Gostaria de cumprimentar Edgar Morin que se tornou o defensor eloqüente de uma "reforma do pensamento", superando a parcelização dos saberes e integrando os progressos científicos mais recentes no campo da teoria da informação, da cibernética, da teoria dos sistemas, da auto-organização, da incerteza.
O pensamento complexo oferece uma das melhores portas de entrada para o século 21. De permite enfrentar quatro desafios:
- O da complexidade: Einstein dizia com acerto que "Tudo deve ser apresentado tão simplesmente quanto possível. Mas não demasiado simplesmente". Apreender a complexidade é captar os laços íntimos que unem o desenvolvimento e o meio ambiente, a ciência e a ética, o conhecimento e o poder, a educação e a cidadania; é optar pela pluralidade dos enfoques, a interdisciplinaridade, a reciprocidade, o intercâmbio, a tolerância. Com freqüência, os que decidem o fazem mais pela percepção que têm da realidade - ou da imagem desta que lhes é dada - do que pela própria realidade em sua complexidade. "Um conhecimento que isola seu objeto", dizia Morin, "o mutila e o trai. O maior erro é isolar um objeto em relação ao seu ambiente, isolar o indivíduo em relação à sociedade, o crescimento econômico em relação ao seu meio".
- O desafio da irreversibilidade: Irreversibilidade da flecha do tempo, que está no princípio da ciência moderna. Irreversibilidade da ação: amanhã, é sempre demasiado tarde. Antecipar, a fim de melhor prevenir, se tomou pois um imperativo categórico da democracia. Frente à tirania do imediato e da urgência, importa construir uma ética do futuro. Como foi enfatizado pela Conferência Geral da UNESCO de 1997, temos o dever de agir a tempo para permitir a cada ser, a cada criança nascida e por nascer, dominar seu próprio destino e moldar seu próprio futuro.
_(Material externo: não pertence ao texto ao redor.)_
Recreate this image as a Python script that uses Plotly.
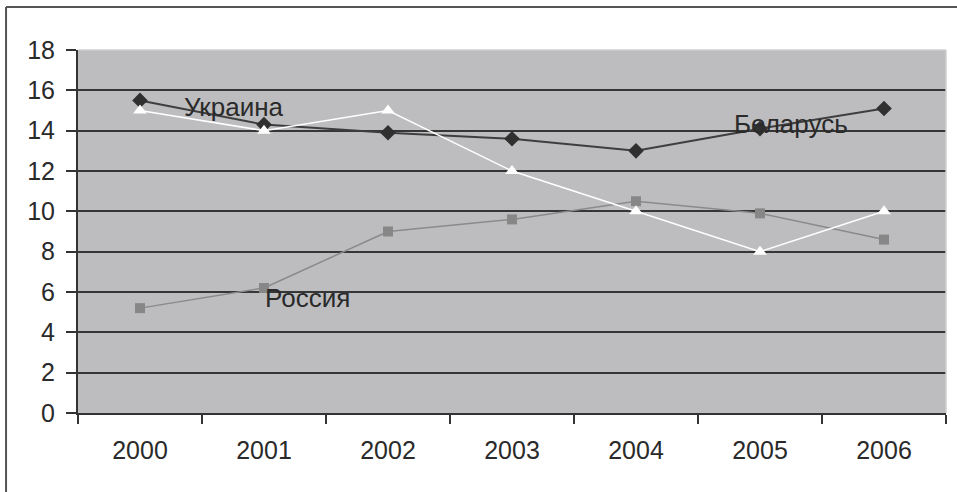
import plotly.graph_objects as go

years = ["2000", "2001", "2002", "2003", "2004", "2005", "2006"]
belarus = [15.5, 14.3, 13.9, 13.6, 13.0, 14.1, 15.1]
russia = [5.2, 6.2, 9.0, 9.6, 10.5, 9.9, 8.6]
ukraine = [15.0, 14.0, 15.0, 12.0, 10.0, 8.0, 10.0]
y_ticks = [0, 2, 4, 6, 8, 10, 12, 14, 16, 18]

FONT = "Liberation Sans, Arial, sans-serif"
TXT = "#2a2a2a"

fig = go.Figure()
fig.add_trace(go.Scatter(
    x=years, y=russia, mode="lines+markers", name="Россия",
    line=dict(color="#8a8a8a", width=1.5),
    marker=dict(symbol="square", size=10, color="#878787"),
))
fig.add_trace(go.Scatter(
    x=years, y=belarus, mode="lines+markers", name="Беларусь",
    line=dict(color="#3e3e3e", width=2),
    marker=dict(symbol="diamond", size=12, color="#303030"),
))
fig.add_trace(go.Scatter(
    x=years, y=ukraine, mode="lines+markers", name="Украина",
    line=dict(color="#ffffff", width=1.5),
    marker=dict(symbol="triangle-up", size=12, color="#ffffff"),
))

# series name labels placed beside their lines
labels = [("Украина", 0.76, 15.15), ("Беларусь", 5.25, 14.35), ("Россия", 1.35, 5.7)]
for text, xi, yi in labels:
    fig.add_annotation(x=xi, y=yi, xref="x", yref="y", text=text, showarrow=False,
                       font=dict(family=FONT, size=26, color=TXT))

# outer frame of the chart area and light edges of the plot box
fig.add_shape(type="line", xref="paper", yref="paper", x0=-0.0829, x1=-0.0829, y0=-0.3, y1=1.1185,
              line=dict(color="#555555", width=2))
fig.add_shape(type="line", xref="paper", yref="paper", x0=-0.0829, x1=1.2, y0=1.1185, y1=1.1185,
              line=dict(color="#555555", width=2))
fig.add_shape(type="line", xref="paper", yref="paper", x0=0, x1=1, y0=1, y1=1,
              line=dict(color="#cfcfcf", width=1.5), layer="above")
fig.add_shape(type="line", xref="paper", yref="paper", x0=1, x1=1, y0=0, y1=1,
              line=dict(color="#cfcfcf", width=1.5), layer="above")

fig.update_layout(
    width=957, height=492,
    margin=dict(l=78, r=11, t=50, b=79),
    paper_bgcolor="white",
    plot_bgcolor="#bdbdc0",
    showlegend=False,
    font=dict(family=FONT, size=25, color=TXT),
)
fig.update_xaxes(
    type="category", range=[-0.5, 6.5], tickson="boundaries", ticks="outside", ticklen=9,
    tickwidth=2, tickcolor="#333333", showgrid=False,
    showline=True, linecolor="#333333", linewidth=2,
    ticklabelstandoff=14, tickfont=dict(family=FONT, size=25, color=TXT),
)
fig.update_yaxes(
    range=[0, 18], tickvals=y_ticks, ticks="outside", ticklen=10,
    tickwidth=2, tickcolor="#333333",
    showgrid=True, gridcolor="#363636", gridwidth=2,
    zeroline=False, showline=True, linecolor="#333333", linewidth=2,
    ticklabelstandoff=6, tickfont=dict(family=FONT, size=25, color=TXT),
)

fig.write_html("out.html")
- O desafio da globalidade: digo, "globalidade", e não "globalização", porque este último termo indica que haveria "globalizadores" e "globalizados". A globalidade é a consciência permanente do mundo em sua totalidade, dessa Terra-Pátria, cara a Morin. A globalidade dos problemas deve nos levar a recusar soluções de curto prazo e de curta visão, a investir na educação e num novo contrato social que pode nos levar ao pleno exercício dessa "solidariedade moral e intelectual da humanidade" que o Ato constitutivo da UNESCO proclama.
- O desafio da incerteza, aquela de que fala o Prêmio Nobel Ilya Prigogine; os novos paradigmas da ciência nos fizeram passar de um mundo finito de certezas a um mundo infinito de questionamento e de dúvidas, o que nos impõe um olhar ético e prospectivo sobre as descobertas científicas. O Congresso Inter-Latino é uma contribuição importante para a Conferência Mundial sobre a Ciência de 1999, da UNESCO.
O interesse da UNESCO pelo Pensamento Complexo a levou a conceder a esse Congresso não apenas sua patronagem, mas também seu apoio intelectual e financeiro. Este apoio se traduzirá também, espero, na criação de uma Cátedra UNESCO itinerante Edgar Morin sobre o pensamento complexo, que permitirá a várias universidades da América Latina prosseguir com o diálogo científico e intelectual inaugurado no Rio.